Most other efforts to change the process faltered in the past legislative session, which ended in March, though they did highlight competing views of the future of parole in Virginia. The GOP-run House passed a bill that would have made parole grants even more unlikely than they are now, though the Democratic Senate did not take up the bill. Mirayes’s call for a constitutional amendment that would further restrict parole also did not move forward.
Meanwhile, some reform-minded Democrats reintroduced a bill that would repeal the 1995 statute that abolished parole, but the legislation stalled in the Senate. Advocates for sentencing reform also championed a bill known as Second Look, which would have allowed incarcerated people to petition a court for resentencing after ten to 15 years in prison, depending on the circumstances; the bill had bipartisan support, but it recently died in a House subcommittee.

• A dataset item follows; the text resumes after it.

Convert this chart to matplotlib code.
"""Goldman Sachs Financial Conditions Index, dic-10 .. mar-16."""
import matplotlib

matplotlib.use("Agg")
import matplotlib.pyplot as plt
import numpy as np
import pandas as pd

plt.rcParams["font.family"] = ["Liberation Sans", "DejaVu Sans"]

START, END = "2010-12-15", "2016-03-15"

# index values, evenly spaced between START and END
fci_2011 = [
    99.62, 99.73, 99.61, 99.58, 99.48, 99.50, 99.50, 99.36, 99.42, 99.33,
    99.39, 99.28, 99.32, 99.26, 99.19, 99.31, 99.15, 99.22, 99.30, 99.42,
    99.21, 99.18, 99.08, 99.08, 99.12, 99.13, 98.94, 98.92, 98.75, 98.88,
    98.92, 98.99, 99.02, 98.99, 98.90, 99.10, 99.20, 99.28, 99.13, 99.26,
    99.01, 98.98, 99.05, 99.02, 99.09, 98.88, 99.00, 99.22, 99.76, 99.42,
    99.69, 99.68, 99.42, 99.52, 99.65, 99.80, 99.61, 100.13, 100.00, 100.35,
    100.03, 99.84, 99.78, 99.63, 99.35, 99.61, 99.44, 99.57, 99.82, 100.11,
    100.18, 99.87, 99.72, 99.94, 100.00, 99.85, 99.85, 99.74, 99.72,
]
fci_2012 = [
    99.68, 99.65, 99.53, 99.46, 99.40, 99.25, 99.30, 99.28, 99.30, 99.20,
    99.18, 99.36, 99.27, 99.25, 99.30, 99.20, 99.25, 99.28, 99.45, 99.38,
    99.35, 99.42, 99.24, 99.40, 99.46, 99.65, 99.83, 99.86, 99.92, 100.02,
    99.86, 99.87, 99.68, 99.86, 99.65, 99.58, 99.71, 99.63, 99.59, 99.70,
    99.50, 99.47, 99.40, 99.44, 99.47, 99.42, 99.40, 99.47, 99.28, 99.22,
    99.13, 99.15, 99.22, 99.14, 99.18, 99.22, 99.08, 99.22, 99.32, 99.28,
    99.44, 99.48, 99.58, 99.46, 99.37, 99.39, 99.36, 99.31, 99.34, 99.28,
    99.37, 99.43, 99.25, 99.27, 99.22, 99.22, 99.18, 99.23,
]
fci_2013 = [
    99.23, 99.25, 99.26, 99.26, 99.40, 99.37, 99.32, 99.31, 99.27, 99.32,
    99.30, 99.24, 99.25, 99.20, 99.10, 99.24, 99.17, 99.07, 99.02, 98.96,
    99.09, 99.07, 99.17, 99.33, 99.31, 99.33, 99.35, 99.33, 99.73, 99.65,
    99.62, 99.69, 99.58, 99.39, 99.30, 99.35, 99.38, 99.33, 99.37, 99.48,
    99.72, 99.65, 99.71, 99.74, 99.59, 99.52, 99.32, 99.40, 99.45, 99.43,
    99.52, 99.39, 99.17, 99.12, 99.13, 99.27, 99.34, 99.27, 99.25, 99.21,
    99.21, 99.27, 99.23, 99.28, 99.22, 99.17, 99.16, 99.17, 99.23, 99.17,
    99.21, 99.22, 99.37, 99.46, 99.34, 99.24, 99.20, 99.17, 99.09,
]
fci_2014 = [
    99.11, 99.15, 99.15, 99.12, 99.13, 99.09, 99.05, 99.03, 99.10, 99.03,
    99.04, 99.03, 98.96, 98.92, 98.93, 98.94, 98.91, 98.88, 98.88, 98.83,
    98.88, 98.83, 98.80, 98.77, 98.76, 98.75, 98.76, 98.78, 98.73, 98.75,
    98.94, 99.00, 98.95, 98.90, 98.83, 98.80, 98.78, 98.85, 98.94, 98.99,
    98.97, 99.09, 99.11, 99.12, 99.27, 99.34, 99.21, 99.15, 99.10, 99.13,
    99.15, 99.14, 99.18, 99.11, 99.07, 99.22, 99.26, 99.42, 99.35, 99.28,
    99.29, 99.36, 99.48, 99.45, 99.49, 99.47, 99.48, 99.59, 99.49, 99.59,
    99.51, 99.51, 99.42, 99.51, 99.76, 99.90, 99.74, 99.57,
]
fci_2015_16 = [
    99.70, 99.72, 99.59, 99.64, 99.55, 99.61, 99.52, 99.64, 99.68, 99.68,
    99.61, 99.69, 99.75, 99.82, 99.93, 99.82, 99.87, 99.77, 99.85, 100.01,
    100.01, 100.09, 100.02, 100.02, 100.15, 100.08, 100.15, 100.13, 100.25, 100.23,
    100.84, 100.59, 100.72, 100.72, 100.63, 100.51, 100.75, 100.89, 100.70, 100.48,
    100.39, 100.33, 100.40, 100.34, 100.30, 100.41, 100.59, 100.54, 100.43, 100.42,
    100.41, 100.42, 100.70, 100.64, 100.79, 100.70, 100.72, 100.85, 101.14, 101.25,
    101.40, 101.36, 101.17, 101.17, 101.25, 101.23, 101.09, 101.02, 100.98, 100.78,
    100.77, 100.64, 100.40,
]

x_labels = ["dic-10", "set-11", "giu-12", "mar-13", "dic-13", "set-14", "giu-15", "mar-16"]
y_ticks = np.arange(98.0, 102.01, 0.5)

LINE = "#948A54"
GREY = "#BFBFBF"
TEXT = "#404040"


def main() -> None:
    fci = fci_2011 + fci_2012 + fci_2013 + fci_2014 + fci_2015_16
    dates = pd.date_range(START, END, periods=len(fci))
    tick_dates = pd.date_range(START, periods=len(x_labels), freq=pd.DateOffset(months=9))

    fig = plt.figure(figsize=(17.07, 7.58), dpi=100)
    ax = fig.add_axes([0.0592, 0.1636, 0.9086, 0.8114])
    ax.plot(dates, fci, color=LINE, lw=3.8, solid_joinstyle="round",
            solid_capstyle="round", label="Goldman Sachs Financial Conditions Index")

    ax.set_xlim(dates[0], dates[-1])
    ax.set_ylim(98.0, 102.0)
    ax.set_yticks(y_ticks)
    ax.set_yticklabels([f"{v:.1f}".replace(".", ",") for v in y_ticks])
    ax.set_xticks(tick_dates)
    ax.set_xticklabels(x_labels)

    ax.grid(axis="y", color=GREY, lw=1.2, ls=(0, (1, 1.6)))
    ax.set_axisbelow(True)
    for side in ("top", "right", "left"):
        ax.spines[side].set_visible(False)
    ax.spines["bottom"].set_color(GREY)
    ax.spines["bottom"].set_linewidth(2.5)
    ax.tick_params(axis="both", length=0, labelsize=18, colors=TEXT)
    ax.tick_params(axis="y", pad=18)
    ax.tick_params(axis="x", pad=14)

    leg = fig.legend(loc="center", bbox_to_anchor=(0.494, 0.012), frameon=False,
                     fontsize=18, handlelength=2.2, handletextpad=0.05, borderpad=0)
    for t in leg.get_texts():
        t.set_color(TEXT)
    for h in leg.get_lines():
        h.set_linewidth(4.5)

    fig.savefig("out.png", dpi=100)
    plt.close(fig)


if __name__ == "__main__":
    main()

“I thought we were getting closer to repealing the abolition of parole but now it seems we’re going in the other way, a different direction than the rest of the country,” David Bruck, a professor of law at Washington and Lee University and co-author of the “Parole in Virginia 2021” report, told Bolts.
Surovell is also not optimistic about expanding parole. The current political environment that will make “change difficult for the next two or three years,” he says.
Advocates in Virginia are worried that this will leave thousands of people without recourse for years to come. “People who are going to prison now, the only method of relief they have other than serving 85 percent of their time is seeking relief from the governor,” says Shawn Weneta, a policy strategist for the American Civil Liberties Union of Virginia. Weneta received a pardon from Northam in 2020 after serving 16 years in prison for embezzling $60,000 from his employer, and he has championed reforms ever since.
Jerry L. James was denied clemency by Northam’s office in late 2021. His wife Paulettra James, alongside her Sistas in Reform organization, was one of the chief proponents of the Second Look bill this year. It would have applied to Jerry and given him a chance at an earlier release.
“We need to find better ways of dealing with the problem and not just think that we can lock them up and throw away the keys and forget that they are there,” Paulettra James said.